Code and notebooks for connecting and interacting with Local LLMs, agentic tool usage and RAG practices. The implementation will be done mostly with LangChain framework, and maybe others modules as well. The local server end point is LM-Studio for most cases. HuggingFace API and codebase will be used as well.
At the moment most of the notebooks and codebase in this repository is for practicing and educational purpose, not for production use.
Below you will find a brief overview of the concepts and implementations from this repo
When to use the different agent types:
Use initialize_agent() if:
- You're using LangChain < v0.1
- Need simple zero-shot agents without complex tools
Use create_react_agent() if:
- Your LLM doesn't support function calling
- You need explicit "Thought/Action" logging
Use create_openai_tools_agent() for:
- LM Studio/OpenAI-style APIs ✅
- Complex tool interactions ✅
- Built-in chat history ✅
Additional difference between create_react_agent() vs. create_openai_tools_agent():
create_react_agent()natively support tools usage, it is explicitly defined in its PromptTemplate, but it DOES NOT support "chat-history" - for single prompts uses onlycreate_openai_tools_agent()does not explicitly define tools usage in its ChatPromptTemplate, and this capability depends on the underlying model, but it DOES support "chat-history"
Retrieval-Augmented Generation (RAG) is an architecture that augments a foundation LLM with external, up-to-date knowledge via a retrieval step before generation.
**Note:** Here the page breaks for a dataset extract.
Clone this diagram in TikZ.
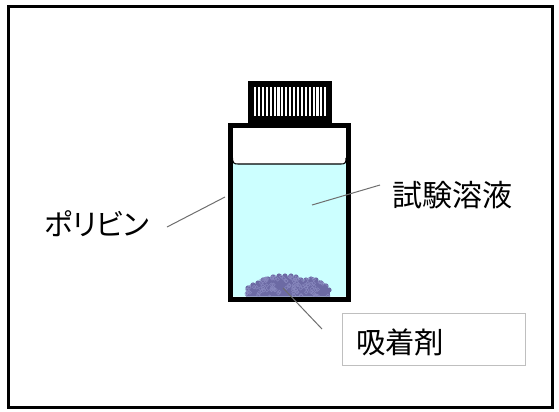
\documentclass[tikz,border=0pt]{standalone}
\usepackage{fontspec}
\newfontfamily\jpfont{Noto Sans CJK JP}
\newfontfamily\jpkana[RawFeature=+palt]{Noto Sans CJK JP}
\definecolor{liquid}{RGB}{204,255,255}
\definecolor{adsorb}{RGB}{108,106,164}
\definecolor{adsorbhi}{RGB}{136,136,190}
\definecolor{leadergray}{RGB}{110,110,110}
\definecolor{boxgray}{RGB}{191,191,191}
\begin{document}
\begin{tikzpicture}[x=0.75pt,y=-0.75pt,
  leader/.style={draw=leadergray, line width=0.75pt},
  jplabel/.style={inner sep=0pt, anchor=west}]
\useasboundingbox (0,0) rectangle (559,411);
% outer frame
\draw[line width=2.25pt] (8,6) rectangle (552,407);

% liquid with meniscus
\fill[liquid] (232.5,296.5) -- (232.5,158) .. controls (232.5,163) and (234,164) .. (238,164)
  -- (341,164) .. controls (345,164) and (346,163) .. (346,158) -- (346,296.5) -- cycle;
\draw[line width=0.8pt] (232.5,158) .. controls (232.5,163) and (234,164) .. (238,164)
  -- (341,164) .. controls (345,164) and (346,163) .. (346,158);

% adsorbent heap at the bottom
\fill[adsorb] plot[smooth] coordinates {(246,296.5) (247,289) (255,284) (265,279) (280,276)
  (295,277) (303,281) (312,279) (322,283) (329,289) (330,296.5)} -- cycle;
\foreach \px/\py in {248/288,253/285,258/283,263/280,268/279,273/277,279/276,285/276,
  291/276,296/277,301/280,306/280,311/279,316/280,321/283,326/286,329/290}
  \fill[adsorb] (\px,\py) circle (2.6);
\begin{scope}
  \clip plot[smooth] coordinates {(245,296.5) (246,288) (255,282) (265,277) (280,274)
    (295,275) (303,279) (312,277) (322,281) (330,288) (331,296.5)} -- cycle;
  \pgfmathsetseed{11}
  \foreach \i in {1,...,120} {
    \pgfmathsetmacro\cx{246+84*rnd}
    \pgfmathsetmacro\cy{274+23*rnd}
    \draw[adsorbhi, line width=0.4pt] (\cx,\cy) circle (1.8);
  }
\end{scope}

% bottle wall
\draw[line width=3.75pt] (230,125.5) rectangle (348.5,299);

% screw cap
\fill (248,81) rectangle (332,123);
\foreach \k in {0,...,18}
  \fill[white] ({254+\k*3.9},87) rectangle ({256.1+\k*3.9},116);

% labels
\node[jplabel, font=\jpkana\fontsize{22}{26}\selectfont] (pb) at (44,224) {ポリビン};
\node[jplabel, font=\jpfont\fontsize{22.5}{27}\selectfont] (ts) at (392,195) {試験溶液};
\node[draw=boxgray, line width=0.75pt, minimum width=183*0.75pt, minimum height=52*0.75pt,
  inner sep=0pt] (boxad) at (433.5,339) {};
\node[jplabel, font=\jpfont\fontsize{22}{26}\selectfont] (ad) at (356,342) {吸着剤};

% leader lines
\coordinate (pbA) at (167,227);
\coordinate (pbB) at (225,197);
\coordinate (tsA) at (312,205);
\coordinate (tsB) at (380,185);
\coordinate (adA) at (283,288);
\coordinate (adB) at (322,329);
\draw[leader] (pbA) -- (pbB);
\draw[leader] (tsA) -- (tsB);
\draw[leader] (adA) -- (adB);
\end{tikzpicture}
\end{document}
It decouples the LLM's static training data from dynamic, domain-specific information.
Core Components (Local Setup):
- Vector Database: Stores embeddings of external documents (e.g., ChromaDB, FAISS, Weaviate).
- Embedding Model: Converts text → dense vectors (e.g., all-MiniLM-L6-v2, BGE-small).
- Retriever: Queries the DB for top-k relevant passages via similarity search (e.g., cosine distance).
- LLM: Takes the retrieved context + user query → generates a grounded response.